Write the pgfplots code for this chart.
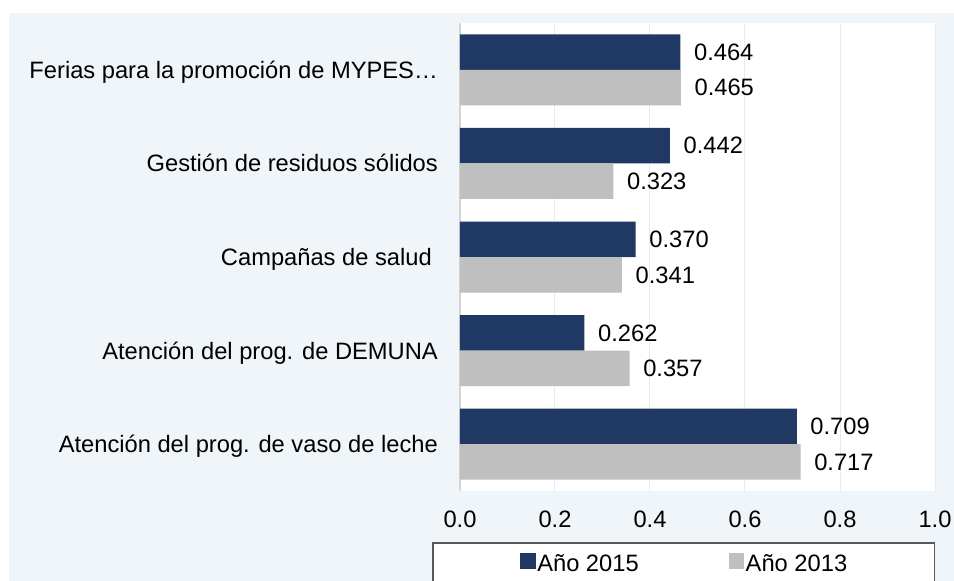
\documentclass[border=0pt]{standalone}
\usepackage{pgfplots}
\pgfplotsset{compat=1.18}
\usepackage{fontspec}
\setmainfont{Liberation Sans}
\definecolor{c15}{HTML}{203864}
\definecolor{c13}{HTML}{BFBFBF}
\definecolor{panel}{HTML}{F0F5FA}
\definecolor{gridc}{HTML}{E4EBF3}
\newcommand{\fs}{\fontsize{23.7}{28}\selectfont}
\begin{document}
\begin{tikzpicture}[x=1pt,y=1pt]
\fill[white] (0,0) rectangle (954,-581);
\fill[panel] (9,-12.7) rectangle (954,-581);
\begin{axis}[
  at={(460pt,-491pt)}, anchor=south west,
  scale only axis, width=475pt, height=468pt,
  xmin=0, xmax=1, ymin=-0.5, ymax=4.5,
  axis background/.style={fill=white},
  axis x line*=bottom, axis y line*=left,
  x axis line style={draw=none},
  y axis line style={draw=black!17, line width=1.6pt},
  major tick length=0pt,
  xtick={0,0.2,0.4,0.6,0.8,1},
  xmajorgrids, grid style={gridc, line width=1pt},
  ytick={0,1,2,3,4},
  yticklabels={Atención del prog. de vaso de leche, Atención del prog. de DEMUNA, Campañas de salud\hspace*{6pt}, Gestión de residuos sólidos, Ferias para la promoción de MYPES…},
  /pgf/number format/assume math mode=true,
  yticklabel style={font=\fs, inner sep=0pt, anchor=base east, xshift=-22pt, yshift=-8.5pt},
  xticklabel style={font=\fs, inner sep=0pt, anchor=base, yshift=-36pt,
     /pgf/number format/.cd, fixed, fixed zerofill, precision=1},
  xbar, bar width=35.5pt,
  point meta=x,
  nodes near coords,
  every node near coord/.append style={font=\fs, inner sep=0pt, anchor=base west, xshift=13.5pt, yshift=-8.3pt, text=black},
  nodes near coords style={/pgf/number format/.cd, fixed, fixed zerofill, precision=3},
  legend style={at={(-0.0589,-0.109)}, anchor=north west, draw=black!65, line width=1.5pt,
     fill=white, inner xsep=87.5pt, inner ysep=10.5pt, font=\fs,
     nodes={inner sep=0pt, text depth=12pt},
     /tikz/every odd column/.append style={column sep=1.5pt},
     /tikz/every even column/.append style={column sep=90pt}},
  legend columns=2,
  legend cell align=left,
  legend image code/.code={\fill[#1] (0pt,0pt) rectangle (15.5pt,16pt);},
]
\addplot[fill=c15, draw=none, bar shift=17.75pt] coordinates {(0.709,0) (0.262,1) (0.370,2) (0.442,3) (0.464,4)};
\addplot[fill=c13, draw=none, bar shift=-17.75pt] coordinates {(0.717,0) (0.357,1) (0.341,2) (0.323,3) (0.465,4)};
\legend{Año 2015, Año 2013}
\end{axis}
\pgfresetboundingbox
\useasboundingbox (0,0) rectangle (954,-581);
\end{tikzpicture}
\end{document}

__Instructions for the task__
The pictures should not be reproduced; quote all of the other material exactly.

__Answer__
Write the pgfplots code for this chart.
\documentclass[border=0pt]{standalone}
\usepackage{pgfplots}
\pgfplotsset{compat=1.18}
\usepackage{fontspec}
\setmainfont{Liberation Sans}
\definecolor{c15}{HTML}{203864}
\definecolor{c13}{HTML}{BFBFBF}
\definecolor{panel}{HTML}{F0F5FA}
\definecolor{gridc}{HTML}{E4EBF3}
\newcommand{\fs}{\fontsize{23.7}{28}\selectfont}
\begin{document}
\begin{tikzpicture}[x=1pt,y=1pt]
\fill[white] (0,0) rectangle (954,-581);
\fill[panel] (9,-12.7) rectangle (954,-581);
\begin{axis}[
  at={(460pt,-491pt)}, anchor=south west,
  scale only axis, width=475pt, height=468pt,
  xmin=0, xmax=1, ymin=-0.5, ymax=4.5,
  axis background/.style={fill=white},
  axis x line*=bottom, axis y line*=left,
  x axis line style={draw=none},
  y axis line style={draw=black!17, line width=1.6pt},
  major tick length=0pt,
  xtick={0,0.2,0.4,0.6,0.8,1},
  xmajorgrids, grid style={gridc, line width=1pt},
  ytick={0,1,2,3,4},
  yticklabels={Atención del prog. de vaso de leche, Atención del prog. de DEMUNA, Campañas de salud\hspace*{6pt}, Gestión de residuos sólidos, Ferias para la promoción de MYPES…},
  /pgf/number format/assume math mode=true,
  yticklabel style={font=\fs, inner sep=0pt, anchor=base east, xshift=-22pt, yshift=-8.5pt},
  xticklabel style={font=\fs, inner sep=0pt, anchor=base, yshift=-36pt,
     /pgf/number format/.cd, fixed, fixed zerofill, precision=1},
  xbar, bar width=35.5pt,
  point meta=x,
  nodes near coords,
  every node near coord/.append style={font=\fs, inner sep=0pt, anchor=base west, xshift=13.5pt, yshift=-8.3pt, text=black},
  nodes near coords style={/pgf/number format/.cd, fixed, fixed zerofill, precision=3},
  legend style={at={(-0.0589,-0.109)}, anchor=north west, draw=black!65, line width=1.5pt,
     fill=white, inner xsep=87.5pt, inner ysep=10.5pt, font=\fs,
     nodes={inner sep=0pt, text depth=12pt},
     /tikz/every odd column/.append style={column sep=1.5pt},
     /tikz/every even column/.append style={column sep=90pt}},
  legend columns=2,
  legend cell align=left,
  legend image code/.code={\fill[#1] (0pt,0pt) rectangle (15.5pt,16pt);},
]
\addplot[fill=c15, draw=none, bar shift=17.75pt] coordinates {(0.709,0) (0.262,1) (0.370,2) (0.442,3) (0.464,4)};
\addplot[fill=c13, draw=none, bar shift=-17.75pt] coordinates {(0.717,0) (0.357,1) (0.341,2) (0.323,3) (0.465,4)};
\legend{Año 2015, Año 2013}
\end{axis}
\pgfresetboundingbox
\useasboundingbox (0,0) rectangle (954,-581);
\end{tikzpicture}
\end{document}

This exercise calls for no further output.